BTECF uses Bézier trees for causal retinal vessel disease analysis

Tan Su, Ethan Elio Meidinger, Lin Gu, and Ruogu Fang propose BTECF, a novel framework that overcomes a key limitation in generative counterfactuals: the inability to isolate explicit anatomical structures in retinal vessels. By encoding vessel networks as interconnected cubic-Bézier segments, BTECF preserves topological structure while allowing atomic perturbations. Coupled with a diffusion-based generator, it performs targeted interventions on geometric axes like tortuosity and caliber, keeping background fundus textures unchanged. This ensures that changes in classifier predictions are causally linked to vessel geometry, not out-of-distribution artifacts.
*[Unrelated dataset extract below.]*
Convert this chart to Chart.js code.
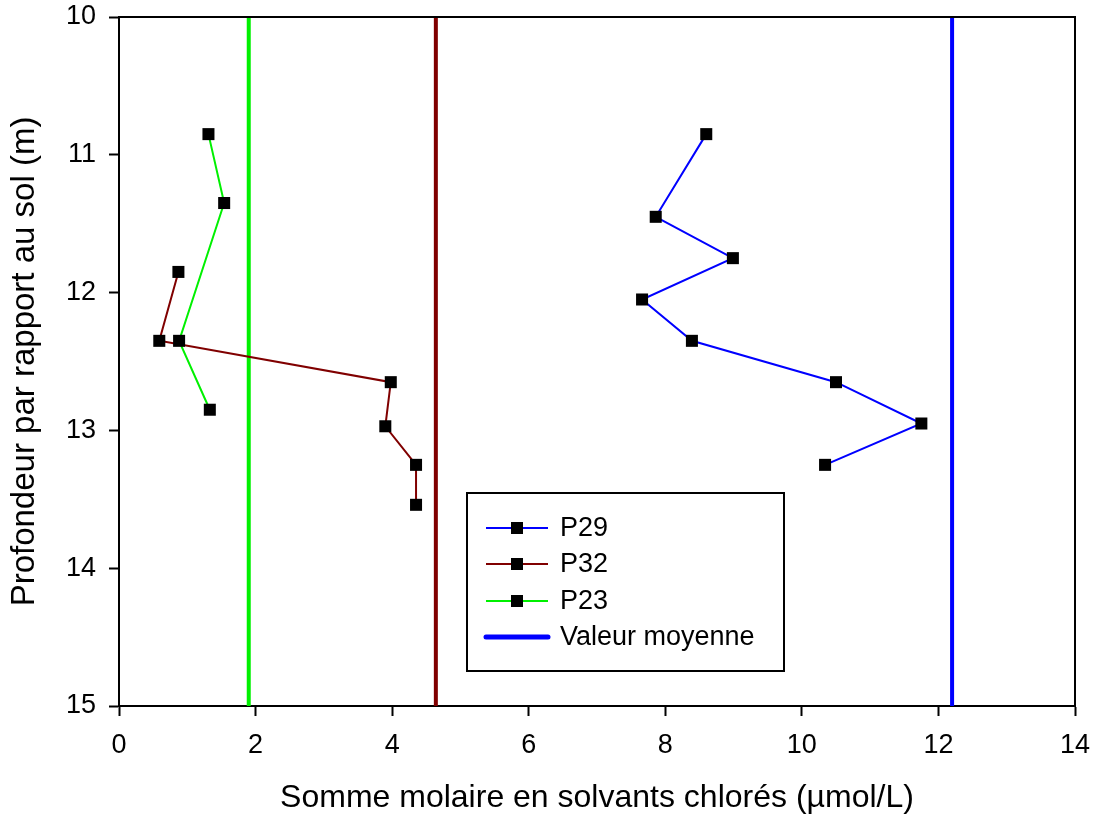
<!DOCTYPE html>
<html>
<head>
<meta charset="utf-8">
<script src="https://cdn.jsdelivr.net/npm/chart.js@4.4.1/dist/chart.umd.min.js"></script>
<style>
  html, body { margin: 0; padding: 0; background: #fff; }
  canvas { display: block; }
</style>
</head>
<body>
<canvas id="profilChart" width="1095" height="818"></canvas>
<script>
// profondeurs (m) et sommes molaires (µmol/L)
var seriesNames = ['P29', 'P32', 'P23'];
var depthP29 = [10.85, 11.45, 11.75, 12.05, 12.35, 12.65, 12.95, 13.25];
var valP29   = [8.60, 7.86, 8.99, 7.66, 8.39, 10.50, 11.75, 10.34];
var depthP32 = [11.85, 12.35, 12.65, 12.97, 13.25, 13.54];
var valP32   = [0.87, 0.59, 3.98, 3.90, 4.35, 4.35];
var depthP23 = [10.85, 11.35, 12.35, 12.85];
var valP23   = [1.31, 1.54, 0.88, 1.33];
// valeur moyenne de chaque puits : P29, P32, P23
var meanValues = [12.20, 4.64, 1.90];
var depthRange = [10, 15];
var xTickMin = 0, xTickMax = 14, xTickStep = 2;

var colors = ['#0000ff', '#800000', '#00f000'];
var FONT = "'Liberation Sans', Arial, sans-serif";

function toPoints(xs, ys) {
	var pts = [];
	for (var i = 0; i < xs.length; i++) pts.push({x: xs[i], y: ys[i]});
	return pts;
}

function serie(label, xs, ys, color, order) {
	return {
		label: label,
		data: toPoints(xs, ys),
		showLine: true,
		borderColor: color,
		borderWidth: 2,
		tension: 0,
		pointStyle: 'rect',
		pointRadius: 8.5,
		pointBorderWidth: 0,
		pointBackgroundColor: '#000',
		order: order
	};
}

function meanLine(value, color) {
	return {
		label: 'Valeur moyenne',
		data: [{x: value, y: depthRange[0]}, {x: value, y: depthRange[1]}],
		showLine: true,
		borderColor: color,
		borderWidth: 4,
		pointRadius: 0,
		order: 10
	};
}

// pas de marge auto pour les labels : zone de tracé fixe
function noPad(s) {
	s.paddingTop = 0;
	s.paddingBottom = 0;
	s.paddingLeft = 0;
	s.paddingRight = 0;
}

// cadre + légende dessinés à la main
var framePlugin = {
	id: 'frame',
	afterDatasetsDraw: function(chart) {
		var a = chart.chartArea, ctx = chart.ctx;
		ctx.save();
		ctx.strokeStyle = '#000';
		ctx.lineWidth = 2;
		ctx.beginPath();
		ctx.moveTo(a.left, a.top);
		ctx.lineTo(a.right, a.top);
		ctx.lineTo(a.right, a.bottom);
		ctx.stroke();

		// légende
		var bx = a.left + 348, by = a.top + 476, bw = 317, bh = 178;
		ctx.lineWidth = 2;
		ctx.fillStyle = '#fff';
		ctx.fillRect(bx, by, bw, bh);
		ctx.strokeRect(bx, by, bw, bh);
		var rowY = [by + 35, by + 71, by + 108, by + 144];
		var items = chart.data.datasets;
		ctx.font = '27px ' + FONT;
		ctx.textBaseline = 'middle';
		for (var i = 0; i < 4; i++) {
			var ds = items[i];
			var y = rowY[i];
			ctx.strokeStyle = ds.borderColor;
			ctx.lineWidth = i < 3 ? 2 : 5;
			ctx.lineCap = i < 3 ? 'butt' : 'round';
			ctx.beginPath();
			ctx.moveTo(bx + 19, y);
			ctx.lineTo(bx + 81, y);
			ctx.stroke();
			if (i < 3) {
				ctx.fillStyle = '#000';
				ctx.fillRect(bx + 50 - 6, y - 6, 12, 12);
			}
			ctx.fillStyle = '#000';
			ctx.fillText(i < 3 ? ds.label : 'Valeur moyenne', bx + 93, y + 1);
		}
		ctx.restore();
	}
};

var datasets = [
	serie(seriesNames[0], valP29, depthP29, colors[0], 0),
	serie(seriesNames[1], valP32, depthP32, colors[1], 2),
	serie(seriesNames[2], valP23, depthP23, colors[2], 1),
	meanLine(meanValues[0], colors[0]),
	meanLine(meanValues[1], colors[1]),
	meanLine(meanValues[2], colors[2])
];

var ctx = document.getElementById('profilChart').getContext('2d');
var myChart = new Chart(ctx, {
	type: 'scatter',
	data: { datasets: datasets },
	options: {
		responsive: false,
		animation: false,
		events: [],
		layout: { padding: { top: 17, right: 20, left: 0, bottom: 0 } },
		plugins: {
			legend: { display: false },
			tooltip: { enabled: false }
		},
		scales: {
			x: {
				type: 'linear',
				min: xTickMin,
				max: xTickMax,
				afterFit: function(s) { s.height = 112; noPad(s); },
				ticks: {
					stepSize: xTickStep,
					color: '#000',
					font: { family: FONT, size: 27 },
					padding: 13
				},
				grid: {
					drawOnChartArea: false,
					drawTicks: true,
					tickLength: 10,
					tickWidth: 2,
					tickColor: '#000'
				},
				border: { display: true, color: '#000', width: 2 },
				title: {
					display: true,
					text: 'Somme molaire en solvants chlorés (µmol/L)',
					color: '#000',
					font: { family: FONT, size: 32 },
					padding: { top: 0, bottom: 1 }
				}
			},
			y: {
				type: 'linear',
				reverse: true,
				min: depthRange[0],
				max: depthRange[1],
				afterFit: function(s) { s.width = 119; noPad(s); },
				ticks: {
					stepSize: 1,
					color: '#000',
					font: { family: FONT, size: 27 },
					padding: 13
				},
				grid: {
					drawOnChartArea: false,
					drawTicks: true,
					tickLength: 10,
					tickWidth: 2,
					tickColor: '#000'
				},
				border: { display: true, color: '#000', width: 2 },
				title: {
					display: true,
					text: 'Profondeur par rapport au sol (m)',
					color: '#000',
					font: { family: FONT, size: 33 },
					padding: { top: 5, bottom: 0 }
				}
			}
		}
	},
	plugins: [framePlugin]
});
</script>
</body>
</html>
BTECF was validated on three distinct diseases: diabetic retinopathy, ischemic stroke, and Alzheimer's disease. A matched pixel-drop control showed that dose-responsive shifts in classifier predictions were an order of magnitude stronger than those from artifact-driven changes, proving causal isolation. This unified generative paradigm enables hypothesis verification across systemic diseases using a single anatomical biomarker. The authors demonstrate that isolated counterfactual interventions produce dose-responsive shifts, ruling out spurious correlations. Code will be released upon acceptance, paving the way for reproducible causal analysis in medical imaging.